### WHAT TO PRODUCE
Starting at the first line of the listing below, repeat each line up to and including the one containing "(0,0) rectangle (19.72,16);". Leave out pictures.

Plotting code records
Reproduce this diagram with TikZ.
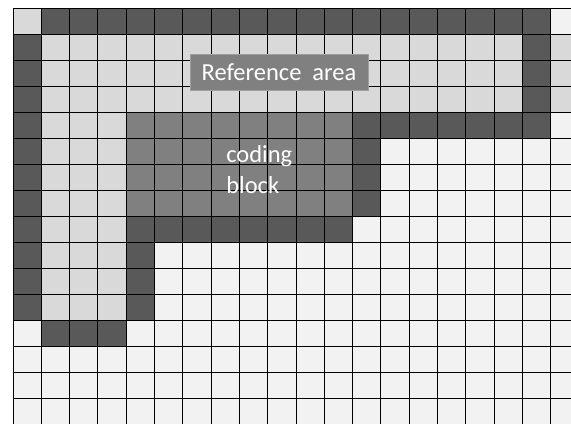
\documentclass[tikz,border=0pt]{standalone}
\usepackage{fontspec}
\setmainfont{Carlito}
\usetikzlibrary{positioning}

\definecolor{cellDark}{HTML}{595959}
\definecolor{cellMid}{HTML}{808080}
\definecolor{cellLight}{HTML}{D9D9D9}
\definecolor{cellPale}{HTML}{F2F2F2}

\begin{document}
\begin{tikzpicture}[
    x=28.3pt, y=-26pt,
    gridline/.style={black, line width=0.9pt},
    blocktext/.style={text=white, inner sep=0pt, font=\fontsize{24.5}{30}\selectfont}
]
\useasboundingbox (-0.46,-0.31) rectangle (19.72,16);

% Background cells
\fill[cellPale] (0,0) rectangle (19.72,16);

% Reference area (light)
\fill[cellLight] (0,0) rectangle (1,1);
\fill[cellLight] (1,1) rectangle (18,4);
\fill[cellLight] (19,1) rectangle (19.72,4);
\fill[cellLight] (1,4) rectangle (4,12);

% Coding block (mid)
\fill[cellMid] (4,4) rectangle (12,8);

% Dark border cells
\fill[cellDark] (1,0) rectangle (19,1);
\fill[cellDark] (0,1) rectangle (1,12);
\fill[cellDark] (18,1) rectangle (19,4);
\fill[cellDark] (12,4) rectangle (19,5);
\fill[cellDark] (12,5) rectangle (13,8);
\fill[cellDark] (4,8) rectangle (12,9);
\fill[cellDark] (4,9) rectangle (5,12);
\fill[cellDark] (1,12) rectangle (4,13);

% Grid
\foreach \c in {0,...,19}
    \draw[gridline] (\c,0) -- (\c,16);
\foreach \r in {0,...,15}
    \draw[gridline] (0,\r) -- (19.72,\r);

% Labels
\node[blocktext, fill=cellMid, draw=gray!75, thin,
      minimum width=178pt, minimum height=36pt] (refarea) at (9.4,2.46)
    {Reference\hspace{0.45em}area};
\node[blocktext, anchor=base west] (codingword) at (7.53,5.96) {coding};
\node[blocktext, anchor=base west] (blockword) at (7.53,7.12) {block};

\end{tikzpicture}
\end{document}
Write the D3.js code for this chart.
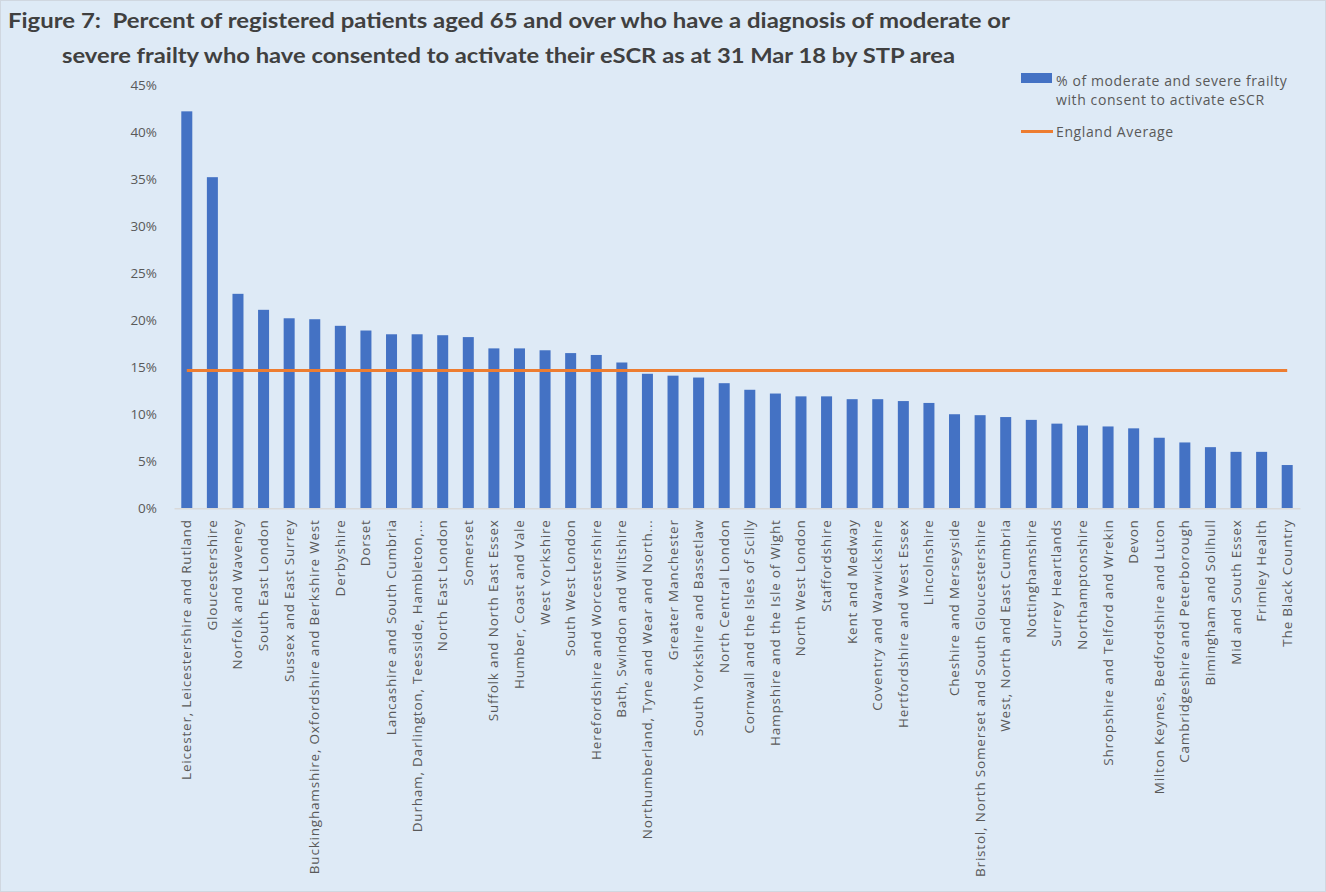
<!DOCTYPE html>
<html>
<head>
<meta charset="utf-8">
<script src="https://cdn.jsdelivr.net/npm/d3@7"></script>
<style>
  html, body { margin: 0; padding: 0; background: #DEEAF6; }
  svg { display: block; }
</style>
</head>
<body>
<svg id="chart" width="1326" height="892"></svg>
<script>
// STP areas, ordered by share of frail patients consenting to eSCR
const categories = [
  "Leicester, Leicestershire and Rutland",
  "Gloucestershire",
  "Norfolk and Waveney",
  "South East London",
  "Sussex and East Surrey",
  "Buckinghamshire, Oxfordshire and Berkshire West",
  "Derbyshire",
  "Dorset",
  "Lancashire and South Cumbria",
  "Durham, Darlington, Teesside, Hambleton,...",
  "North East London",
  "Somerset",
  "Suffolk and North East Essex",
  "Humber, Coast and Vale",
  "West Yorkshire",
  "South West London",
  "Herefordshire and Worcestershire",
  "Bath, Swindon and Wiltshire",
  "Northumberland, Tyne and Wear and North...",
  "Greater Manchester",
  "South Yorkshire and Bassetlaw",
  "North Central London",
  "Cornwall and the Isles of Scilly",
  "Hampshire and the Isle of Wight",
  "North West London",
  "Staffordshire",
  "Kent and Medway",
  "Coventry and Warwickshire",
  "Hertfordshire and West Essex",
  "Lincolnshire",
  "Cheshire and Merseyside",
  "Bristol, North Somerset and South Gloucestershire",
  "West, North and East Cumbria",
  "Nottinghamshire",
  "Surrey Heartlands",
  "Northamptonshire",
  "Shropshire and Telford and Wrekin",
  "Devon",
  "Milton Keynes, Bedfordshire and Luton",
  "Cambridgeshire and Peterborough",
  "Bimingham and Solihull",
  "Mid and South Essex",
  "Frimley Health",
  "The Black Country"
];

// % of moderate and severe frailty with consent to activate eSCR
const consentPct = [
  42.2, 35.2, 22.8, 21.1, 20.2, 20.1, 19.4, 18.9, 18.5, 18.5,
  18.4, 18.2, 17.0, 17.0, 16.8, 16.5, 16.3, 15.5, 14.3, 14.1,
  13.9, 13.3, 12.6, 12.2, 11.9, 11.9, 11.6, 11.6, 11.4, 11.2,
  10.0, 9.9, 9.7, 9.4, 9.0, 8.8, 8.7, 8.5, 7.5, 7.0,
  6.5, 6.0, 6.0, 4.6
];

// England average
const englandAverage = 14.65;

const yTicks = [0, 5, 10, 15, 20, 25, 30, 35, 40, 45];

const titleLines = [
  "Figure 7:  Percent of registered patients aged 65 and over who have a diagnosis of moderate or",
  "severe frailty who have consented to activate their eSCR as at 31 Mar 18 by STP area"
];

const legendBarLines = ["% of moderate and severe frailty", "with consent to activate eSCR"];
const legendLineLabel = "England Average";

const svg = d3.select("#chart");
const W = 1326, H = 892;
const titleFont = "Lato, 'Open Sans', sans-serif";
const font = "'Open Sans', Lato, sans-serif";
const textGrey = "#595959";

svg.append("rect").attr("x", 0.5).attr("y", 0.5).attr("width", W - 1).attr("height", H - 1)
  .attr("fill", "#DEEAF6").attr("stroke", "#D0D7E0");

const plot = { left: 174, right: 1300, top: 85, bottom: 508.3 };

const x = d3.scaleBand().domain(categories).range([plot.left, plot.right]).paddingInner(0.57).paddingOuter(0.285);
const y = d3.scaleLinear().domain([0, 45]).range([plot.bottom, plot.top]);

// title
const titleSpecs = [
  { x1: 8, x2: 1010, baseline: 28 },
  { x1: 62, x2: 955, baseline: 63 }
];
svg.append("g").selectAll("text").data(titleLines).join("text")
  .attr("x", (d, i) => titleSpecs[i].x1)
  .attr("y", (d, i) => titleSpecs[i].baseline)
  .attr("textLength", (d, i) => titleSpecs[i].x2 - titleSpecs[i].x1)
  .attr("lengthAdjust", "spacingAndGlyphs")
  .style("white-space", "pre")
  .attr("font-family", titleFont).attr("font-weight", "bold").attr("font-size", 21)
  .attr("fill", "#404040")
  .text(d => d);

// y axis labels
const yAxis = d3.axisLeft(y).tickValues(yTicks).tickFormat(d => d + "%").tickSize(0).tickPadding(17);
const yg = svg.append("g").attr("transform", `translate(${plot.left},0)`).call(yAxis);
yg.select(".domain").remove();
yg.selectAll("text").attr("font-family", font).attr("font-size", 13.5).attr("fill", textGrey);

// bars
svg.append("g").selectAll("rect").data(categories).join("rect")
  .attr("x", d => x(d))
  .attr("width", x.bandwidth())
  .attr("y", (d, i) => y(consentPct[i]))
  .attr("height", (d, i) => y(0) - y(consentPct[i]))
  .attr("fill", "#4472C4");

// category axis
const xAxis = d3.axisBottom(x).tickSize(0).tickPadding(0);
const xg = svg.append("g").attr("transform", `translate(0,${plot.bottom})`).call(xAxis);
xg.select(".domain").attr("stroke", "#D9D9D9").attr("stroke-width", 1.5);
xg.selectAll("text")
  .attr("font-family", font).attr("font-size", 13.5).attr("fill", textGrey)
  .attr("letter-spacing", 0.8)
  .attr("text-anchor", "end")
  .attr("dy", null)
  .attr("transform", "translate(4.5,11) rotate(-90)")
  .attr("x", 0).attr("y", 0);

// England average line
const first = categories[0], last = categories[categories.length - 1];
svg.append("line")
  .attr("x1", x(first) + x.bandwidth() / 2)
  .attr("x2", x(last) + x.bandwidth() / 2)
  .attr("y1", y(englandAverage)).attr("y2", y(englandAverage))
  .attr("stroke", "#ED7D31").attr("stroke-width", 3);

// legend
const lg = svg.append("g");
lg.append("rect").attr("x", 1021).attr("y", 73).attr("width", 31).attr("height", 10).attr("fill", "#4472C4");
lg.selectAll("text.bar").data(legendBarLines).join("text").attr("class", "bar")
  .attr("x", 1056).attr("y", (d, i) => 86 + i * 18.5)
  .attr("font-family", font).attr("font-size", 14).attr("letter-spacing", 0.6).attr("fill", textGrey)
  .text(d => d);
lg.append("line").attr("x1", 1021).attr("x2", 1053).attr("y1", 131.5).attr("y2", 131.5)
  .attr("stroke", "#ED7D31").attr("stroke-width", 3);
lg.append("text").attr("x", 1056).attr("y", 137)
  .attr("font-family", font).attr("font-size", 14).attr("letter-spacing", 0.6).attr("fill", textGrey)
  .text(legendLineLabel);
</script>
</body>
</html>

### SOLUTION FOR THIS EXERCISE
Reproduce this diagram with TikZ.
\documentclass[tikz,border=0pt]{standalone}
\usepackage{fontspec}
\setmainfont{Carlito}
\usetikzlibrary{positioning}

\definecolor{cellDark}{HTML}{595959}
\definecolor{cellMid}{HTML}{808080}
\definecolor{cellLight}{HTML}{D9D9D9}
\definecolor{cellPale}{HTML}{F2F2F2}

\begin{document}
\begin{tikzpicture}[
    x=28.3pt, y=-26pt,
    gridline/.style={black, line width=0.9pt},
    blocktext/.style={text=white, inner sep=0pt, font=\fontsize{24.5}{30}\selectfont}
]
\useasboundingbox (-0.46,-0.31) rectangle (19.72,16);

% Background cells
\fill[cellPale] (0,0) rectangle (19.72,16);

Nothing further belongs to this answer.